- [Work to be completed]
Return the material exactly, first line through the line containing "const yTicks = [0.2, 0.3, 0.4, 0.5, 0.6, 0.7, 0.8];", and nothing more. Pictures stay out.

- [Data lines]
⁂
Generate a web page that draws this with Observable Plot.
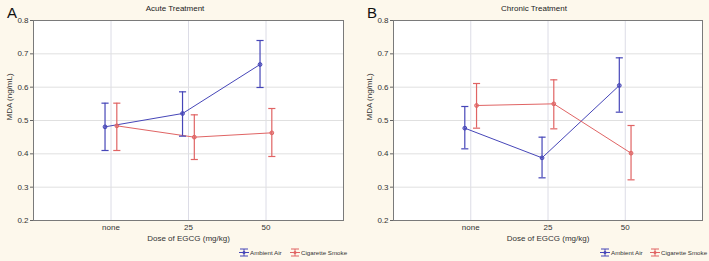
<!DOCTYPE html>
<html><head><meta charset="utf-8">
<script src="https://cdn.jsdelivr.net/npm/d3@7"></script>
<script src="https://cdn.jsdelivr.net/npm/@observablehq/plot@0.6"></script>
<style>
body{margin:0;background:#fdf8ec;font-family:"Liberation Sans",Arial,sans-serif}
#wrap{position:relative;width:709px;height:261px;background:#fdf8ec;overflow:hidden}
.panel{position:absolute;top:0;height:261px}
.panel svg{position:absolute;left:0;top:0}
.title{position:absolute;top:4px;font-size:8px;color:#222;transform:translateX(-50%);white-space:nowrap}
.letter{position:absolute;top:4px;font-size:15px;color:#111}
.leg{position:absolute;top:248px;font-size:6.2px;color:#333;white-space:nowrap;display:flex;align-items:center}
.leg svg{position:static;margin-right:1px}
</style>
</head><body>
<div id="wrap"></div>
<script>
// ---- data ----
const doses = ["none", "25", "50"];
const seriesNames = ["Ambient Air", "Cigarette Smoke"];
const seriesColors = ["#4646b8", "#e06464"];
const yTicks = [0.2, 0.3, 0.4, 0.5, 0.6, 0.7, 0.8];

const acuteAirMean   = [0.481, 0.521, 0.668];
const acuteAirLo     = [0.410, 0.453, 0.599];
const acuteAirHi     = [0.552, 0.586, 0.740];
const acuteSmokeMean = [0.484, 0.450, 0.463];
const acuteSmokeLo   = [0.410, 0.383, 0.392];
const acuteSmokeHi   = [0.552, 0.517, 0.536];

const chronicAirMean   = [0.477, 0.388, 0.605];
const chronicAirLo     = [0.415, 0.328, 0.525];
const chronicAirHi     = [0.542, 0.450, 0.688];
const chronicSmokeMean = [0.545, 0.550, 0.402];
const chronicSmokeLo   = [0.477, 0.475, 0.322];
const chronicSmokeHi   = [0.611, 0.622, 0.485];

function rows(airM, airL, airH, smM, smL, smH) {
  const out = [];
  doses.forEach((d, i) => {
    out.push({series: seriesNames[0], i, mean: airM[i], lo: airL[i], hi: airH[i], off: -0.077});
    out.push({series: seriesNames[1], i, mean: smM[i], lo: smL[i], hi: smH[i], off: 0.075});
  });
  return out;
}

const wrap = document.getElementById("wrap");

function makePanel({left, width, marginLeft, marginRight, data, title, letter, letterX, titleX, legAX, legBX}) {
  const div = document.createElement("div");
  div.className = "panel";
  div.style.left = left + "px";
  div.style.width = width + "px";
  wrap.appendChild(div);
  const cw = 0.046;
  const xp = d => d.i + d.off;
  const chart = Plot.plot({
    width, height: 261,
    marginLeft, marginRight, marginTop: 20, marginBottom: 41,
    style: {fontFamily: "Liberation Sans, Arial, sans-serif", fontSize: "8px", background: "transparent", color: "#333"},
    x: {type: "linear", domain: [-1, 3], axis: null},
    y: {domain: [0.2, 0.8], axis: null},
    color: {domain: seriesNames, range: seriesColors},
    marks: [
      Plot.frame({fill: "white", stroke: "none"}),
      Plot.gridX([0, 1, 2], {stroke: "#dcdce6", strokeOpacity: 1}),
      Plot.gridY(yTicks.slice(1, -1), {stroke: "#e0e0e0", strokeOpacity: 1}),
      Plot.axisX([0, 1, 2], {tickFormat: i => doses[i], tickSize: 0, tickPadding: 4, fontSize: 8, fill: "#333"}),
      Plot.axisY(yTicks, {tickFormat: d3.format(".1f"), tickSize: 3, tickPadding: 2, stroke: "#666", fontSize: 8, fill: "#333", label: null}),
      Plot.text(["MDA (ng/mL)"], {frameAnchor: "left", dx: -24, rotate: -90, fontSize: 8, fill: "#333"}),
      Plot.text(["Dose of EGCG (mg/kg)"], {frameAnchor: "bottom", dy: 20, fontSize: 8, fill: "#333"}),
      Plot.line(data, {x: xp, y: "mean", stroke: "series", z: "series", strokeWidth: 1}),
      Plot.ruleX(data, {x: xp, y1: "lo", y2: "hi", stroke: "series", strokeWidth: 1.2}),
      Plot.link(data, {x1: d => xp(d) - cw, x2: d => xp(d) + cw, y1: "hi", y2: "hi", stroke: "series", strokeWidth: 1.2}),
      Plot.link(data, {x1: d => xp(d) - cw, x2: d => xp(d) + cw, y1: "lo", y2: "lo", stroke: "series", strokeWidth: 1.2}),
      Plot.dot(data, {x: xp, y: "mean", stroke: "series", fill: "series", fillOpacity: 0.5, r: 1.9, strokeWidth: 1}),
      Plot.frame({stroke: "#7a7a7a", strokeWidth: 1})
    ]
  });
  div.appendChild(chart);

  const t = document.createElement("div");
  t.className = "title"; t.textContent = title; t.style.left = titleX + "px";
  div.appendChild(t);
  const l = document.createElement("div");
  l.className = "letter"; l.textContent = letter; l.style.left = letterX + "px";
  div.appendChild(l);

  [[legAX, 0], [legBX, 1]].forEach(([lx, k]) => {
    const g = document.createElement("div");
    g.className = "leg"; g.style.left = lx + "px";
    const c = seriesColors[k];
    g.innerHTML = `<svg width="10" height="9" viewBox="0 0 10 9"><line x1="1" y1="1" x2="9" y2="1" stroke="${c}"/><line x1="1" y1="8" x2="9" y2="8" stroke="${c}"/><line x1="5" y1="1" x2="5" y2="8" stroke="${c}"/><line x1="0" y1="4.5" x2="10" y2="4.5" stroke="${c}"/><circle cx="5" cy="4.5" r="1.5" fill="${c}"/></svg><span>${seriesNames[k]}</span>`;
    div.appendChild(g);
  });
}

makePanel({left: 0, width: 354, marginLeft: 33, marginRight: 11,
  data: rows(acuteAirMean, acuteAirLo, acuteAirHi, acuteSmokeMean, acuteSmokeLo, acuteSmokeHi),
  title: "Acute Treatment", letter: "A", letterX: 7, titleX: 175, legAX: 239, legBX: 290});
makePanel({left: 354, width: 355, marginLeft: 39, marginRight: 7,
  data: rows(chronicAirMean, chronicAirLo, chronicAirHi, chronicSmokeMean, chronicSmokeLo, chronicSmokeHi),
  title: "Chronic Treatment", letter: "B", letterX: 13, titleX: 180, legAX: 246, legBX: 296});
</script>
</body></html>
⁂
- [Result of the exercise]
Generate a web page that draws this with Observable Plot.
<!DOCTYPE html>
<html><head><meta charset="utf-8">
<script src="https://cdn.jsdelivr.net/npm/d3@7"></script>
<script src="https://cdn.jsdelivr.net/npm/@observablehq/plot@0.6"></script>
<style>
body{margin:0;background:#fdf8ec;font-family:"Liberation Sans",Arial,sans-serif}
#wrap{position:relative;width:709px;height:261px;background:#fdf8ec;overflow:hidden}
.panel{position:absolute;top:0;height:261px}
.panel svg{position:absolute;left:0;top:0}
.title{position:absolute;top:4px;font-size:8px;color:#222;transform:translateX(-50%);white-space:nowrap}
.letter{position:absolute;top:4px;font-size:15px;color:#111}
.leg{position:absolute;top:248px;font-size:6.2px;color:#333;white-space:nowrap;display:flex;align-items:center}
.leg svg{position:static;margin-right:1px}
</style>
</head><body>
<div id="wrap"></div>
<script>
// ---- data ----
const doses = ["none", "25", "50"];
const seriesNames = ["Ambient Air", "Cigarette Smoke"];
const seriesColors = ["#4646b8", "#e06464"];
const yTicks = [0.2, 0.3, 0.4, 0.5, 0.6, 0.7, 0.8];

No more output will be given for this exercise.